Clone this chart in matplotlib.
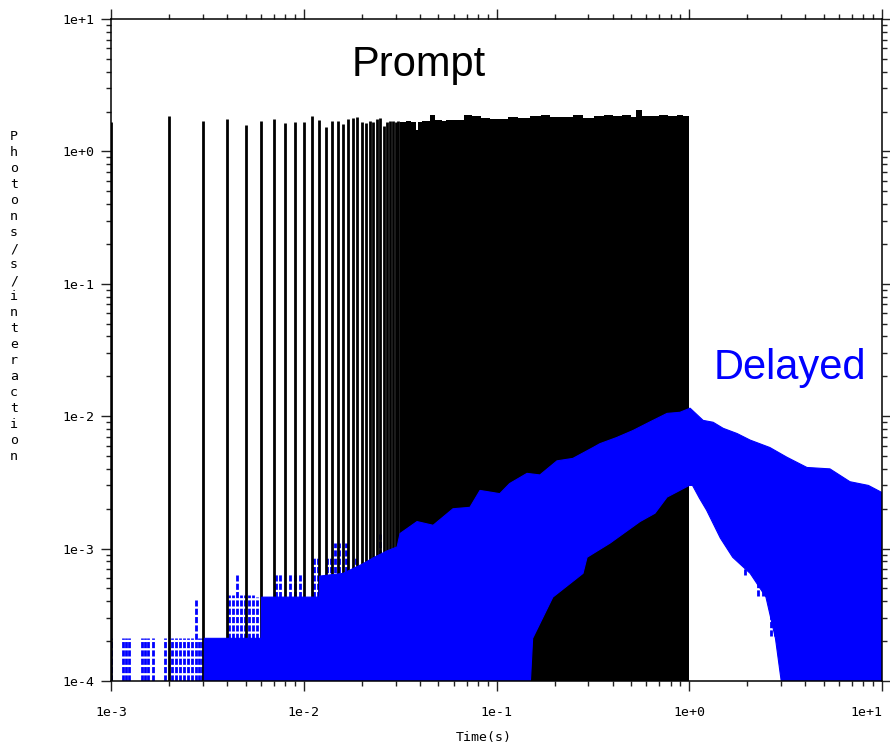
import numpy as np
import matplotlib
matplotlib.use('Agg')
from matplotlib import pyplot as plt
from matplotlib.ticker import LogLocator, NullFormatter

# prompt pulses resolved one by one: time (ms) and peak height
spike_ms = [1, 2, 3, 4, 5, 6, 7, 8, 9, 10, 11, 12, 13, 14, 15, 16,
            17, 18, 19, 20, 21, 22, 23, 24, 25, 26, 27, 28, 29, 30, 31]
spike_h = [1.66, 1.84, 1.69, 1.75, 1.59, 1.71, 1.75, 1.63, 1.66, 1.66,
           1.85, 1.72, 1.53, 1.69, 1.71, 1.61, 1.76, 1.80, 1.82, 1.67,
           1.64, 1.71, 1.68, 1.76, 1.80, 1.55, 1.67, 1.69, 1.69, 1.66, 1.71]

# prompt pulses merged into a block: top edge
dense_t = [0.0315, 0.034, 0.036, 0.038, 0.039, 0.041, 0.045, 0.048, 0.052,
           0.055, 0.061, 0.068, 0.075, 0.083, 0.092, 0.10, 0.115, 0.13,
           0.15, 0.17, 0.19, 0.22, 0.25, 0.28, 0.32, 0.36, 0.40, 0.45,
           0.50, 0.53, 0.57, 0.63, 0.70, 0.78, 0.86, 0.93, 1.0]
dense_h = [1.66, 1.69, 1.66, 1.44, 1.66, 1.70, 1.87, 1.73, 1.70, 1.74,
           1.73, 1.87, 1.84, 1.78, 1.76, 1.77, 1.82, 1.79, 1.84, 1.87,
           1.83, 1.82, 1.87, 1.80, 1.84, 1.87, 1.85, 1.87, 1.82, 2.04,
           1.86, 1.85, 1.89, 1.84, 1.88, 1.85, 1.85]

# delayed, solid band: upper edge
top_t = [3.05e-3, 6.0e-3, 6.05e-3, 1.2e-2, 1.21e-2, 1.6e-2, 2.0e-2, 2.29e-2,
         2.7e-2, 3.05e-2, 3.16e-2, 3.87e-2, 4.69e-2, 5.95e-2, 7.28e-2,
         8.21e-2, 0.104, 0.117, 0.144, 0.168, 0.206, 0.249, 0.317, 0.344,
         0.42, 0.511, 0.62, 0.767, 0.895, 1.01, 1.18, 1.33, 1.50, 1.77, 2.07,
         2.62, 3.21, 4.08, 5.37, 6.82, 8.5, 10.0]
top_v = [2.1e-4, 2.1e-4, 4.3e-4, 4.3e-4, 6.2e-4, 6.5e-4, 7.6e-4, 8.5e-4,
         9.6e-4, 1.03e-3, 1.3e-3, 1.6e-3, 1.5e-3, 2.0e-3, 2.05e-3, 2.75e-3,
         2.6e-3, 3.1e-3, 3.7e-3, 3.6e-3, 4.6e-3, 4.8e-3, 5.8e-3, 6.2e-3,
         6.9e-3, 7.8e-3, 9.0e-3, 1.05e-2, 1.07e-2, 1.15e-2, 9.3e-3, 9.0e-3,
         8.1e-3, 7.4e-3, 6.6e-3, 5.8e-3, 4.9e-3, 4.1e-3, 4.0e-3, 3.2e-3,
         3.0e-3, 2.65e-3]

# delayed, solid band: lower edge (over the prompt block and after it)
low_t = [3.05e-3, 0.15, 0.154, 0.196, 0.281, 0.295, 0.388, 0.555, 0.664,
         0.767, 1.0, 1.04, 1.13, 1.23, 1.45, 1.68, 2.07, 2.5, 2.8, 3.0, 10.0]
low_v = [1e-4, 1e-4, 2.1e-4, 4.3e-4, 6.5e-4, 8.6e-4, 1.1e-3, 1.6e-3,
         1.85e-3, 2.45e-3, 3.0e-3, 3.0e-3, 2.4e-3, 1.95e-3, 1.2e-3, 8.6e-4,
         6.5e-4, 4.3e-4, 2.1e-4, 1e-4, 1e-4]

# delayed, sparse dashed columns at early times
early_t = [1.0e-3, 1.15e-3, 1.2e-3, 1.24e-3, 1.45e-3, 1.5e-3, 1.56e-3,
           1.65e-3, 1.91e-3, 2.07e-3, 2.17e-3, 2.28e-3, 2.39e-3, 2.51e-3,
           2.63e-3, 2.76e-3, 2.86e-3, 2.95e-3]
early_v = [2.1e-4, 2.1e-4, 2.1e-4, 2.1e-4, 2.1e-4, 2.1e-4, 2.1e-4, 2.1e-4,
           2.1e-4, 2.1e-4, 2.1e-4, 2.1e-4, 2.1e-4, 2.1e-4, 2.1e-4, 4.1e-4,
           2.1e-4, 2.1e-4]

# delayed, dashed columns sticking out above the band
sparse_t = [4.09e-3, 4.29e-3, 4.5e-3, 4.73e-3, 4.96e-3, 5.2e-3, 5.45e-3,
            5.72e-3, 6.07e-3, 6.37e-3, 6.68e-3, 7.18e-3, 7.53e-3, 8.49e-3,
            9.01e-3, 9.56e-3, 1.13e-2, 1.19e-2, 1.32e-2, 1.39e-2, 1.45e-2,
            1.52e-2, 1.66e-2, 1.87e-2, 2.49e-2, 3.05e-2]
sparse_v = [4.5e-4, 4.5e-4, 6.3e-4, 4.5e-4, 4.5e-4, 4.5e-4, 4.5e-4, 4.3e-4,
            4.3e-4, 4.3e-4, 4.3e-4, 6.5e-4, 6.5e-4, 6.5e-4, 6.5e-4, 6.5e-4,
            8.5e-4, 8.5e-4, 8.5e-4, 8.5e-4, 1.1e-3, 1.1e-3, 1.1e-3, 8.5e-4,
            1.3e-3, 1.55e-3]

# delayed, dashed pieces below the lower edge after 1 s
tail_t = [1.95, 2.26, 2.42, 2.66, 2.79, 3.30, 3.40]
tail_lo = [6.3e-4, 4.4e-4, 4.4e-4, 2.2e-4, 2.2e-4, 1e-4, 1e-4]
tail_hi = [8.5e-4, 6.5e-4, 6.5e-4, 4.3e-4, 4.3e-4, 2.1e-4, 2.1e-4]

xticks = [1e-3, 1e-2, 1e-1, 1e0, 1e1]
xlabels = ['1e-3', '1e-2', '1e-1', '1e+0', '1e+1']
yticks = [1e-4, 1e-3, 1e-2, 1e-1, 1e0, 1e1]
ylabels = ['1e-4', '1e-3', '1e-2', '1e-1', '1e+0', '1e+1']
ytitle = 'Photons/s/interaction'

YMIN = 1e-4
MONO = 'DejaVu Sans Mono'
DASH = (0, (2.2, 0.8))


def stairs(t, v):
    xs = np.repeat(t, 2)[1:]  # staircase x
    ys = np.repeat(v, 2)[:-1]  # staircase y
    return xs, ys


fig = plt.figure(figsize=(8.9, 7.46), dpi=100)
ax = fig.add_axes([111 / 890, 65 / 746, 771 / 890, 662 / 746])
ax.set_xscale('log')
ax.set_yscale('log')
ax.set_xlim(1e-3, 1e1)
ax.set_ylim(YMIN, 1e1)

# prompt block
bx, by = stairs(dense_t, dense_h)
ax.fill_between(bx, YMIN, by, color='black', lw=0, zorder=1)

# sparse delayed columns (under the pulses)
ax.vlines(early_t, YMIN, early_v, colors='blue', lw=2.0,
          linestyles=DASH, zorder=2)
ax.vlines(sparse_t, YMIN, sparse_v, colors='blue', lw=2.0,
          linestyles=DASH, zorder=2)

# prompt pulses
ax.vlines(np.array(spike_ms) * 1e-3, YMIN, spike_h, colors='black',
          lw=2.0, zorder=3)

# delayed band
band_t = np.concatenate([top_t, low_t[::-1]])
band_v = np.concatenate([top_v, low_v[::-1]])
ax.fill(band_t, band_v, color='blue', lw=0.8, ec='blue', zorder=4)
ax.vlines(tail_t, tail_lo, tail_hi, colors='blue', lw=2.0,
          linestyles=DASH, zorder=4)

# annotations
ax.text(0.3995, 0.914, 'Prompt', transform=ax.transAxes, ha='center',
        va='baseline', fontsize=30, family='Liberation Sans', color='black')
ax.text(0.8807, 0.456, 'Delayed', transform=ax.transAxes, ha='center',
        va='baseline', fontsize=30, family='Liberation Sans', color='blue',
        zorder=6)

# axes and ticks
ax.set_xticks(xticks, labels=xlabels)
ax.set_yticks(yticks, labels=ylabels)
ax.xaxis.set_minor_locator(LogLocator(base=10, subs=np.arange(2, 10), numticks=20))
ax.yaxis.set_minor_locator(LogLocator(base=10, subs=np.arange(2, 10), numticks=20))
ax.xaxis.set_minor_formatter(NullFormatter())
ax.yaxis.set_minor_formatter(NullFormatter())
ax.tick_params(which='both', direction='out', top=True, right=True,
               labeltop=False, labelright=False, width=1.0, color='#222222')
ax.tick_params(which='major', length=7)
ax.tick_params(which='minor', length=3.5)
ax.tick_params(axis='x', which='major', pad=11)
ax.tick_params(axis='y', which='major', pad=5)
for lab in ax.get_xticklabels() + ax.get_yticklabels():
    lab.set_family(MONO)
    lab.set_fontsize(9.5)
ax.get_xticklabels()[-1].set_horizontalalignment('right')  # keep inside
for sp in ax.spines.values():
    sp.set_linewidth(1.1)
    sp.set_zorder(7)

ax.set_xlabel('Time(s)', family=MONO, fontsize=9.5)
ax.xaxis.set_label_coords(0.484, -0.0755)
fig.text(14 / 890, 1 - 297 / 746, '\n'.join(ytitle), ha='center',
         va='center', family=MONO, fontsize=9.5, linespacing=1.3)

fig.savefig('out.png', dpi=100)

-----

From the listing above, collect each line in which the string "matplotlib" appears.

## TASK ANSWER
Clone this chart in matplotlib.
import matplotlib
matplotlib.use('Agg')
from matplotlib import pyplot as plt
from matplotlib.ticker import LogLocator, NullFormatter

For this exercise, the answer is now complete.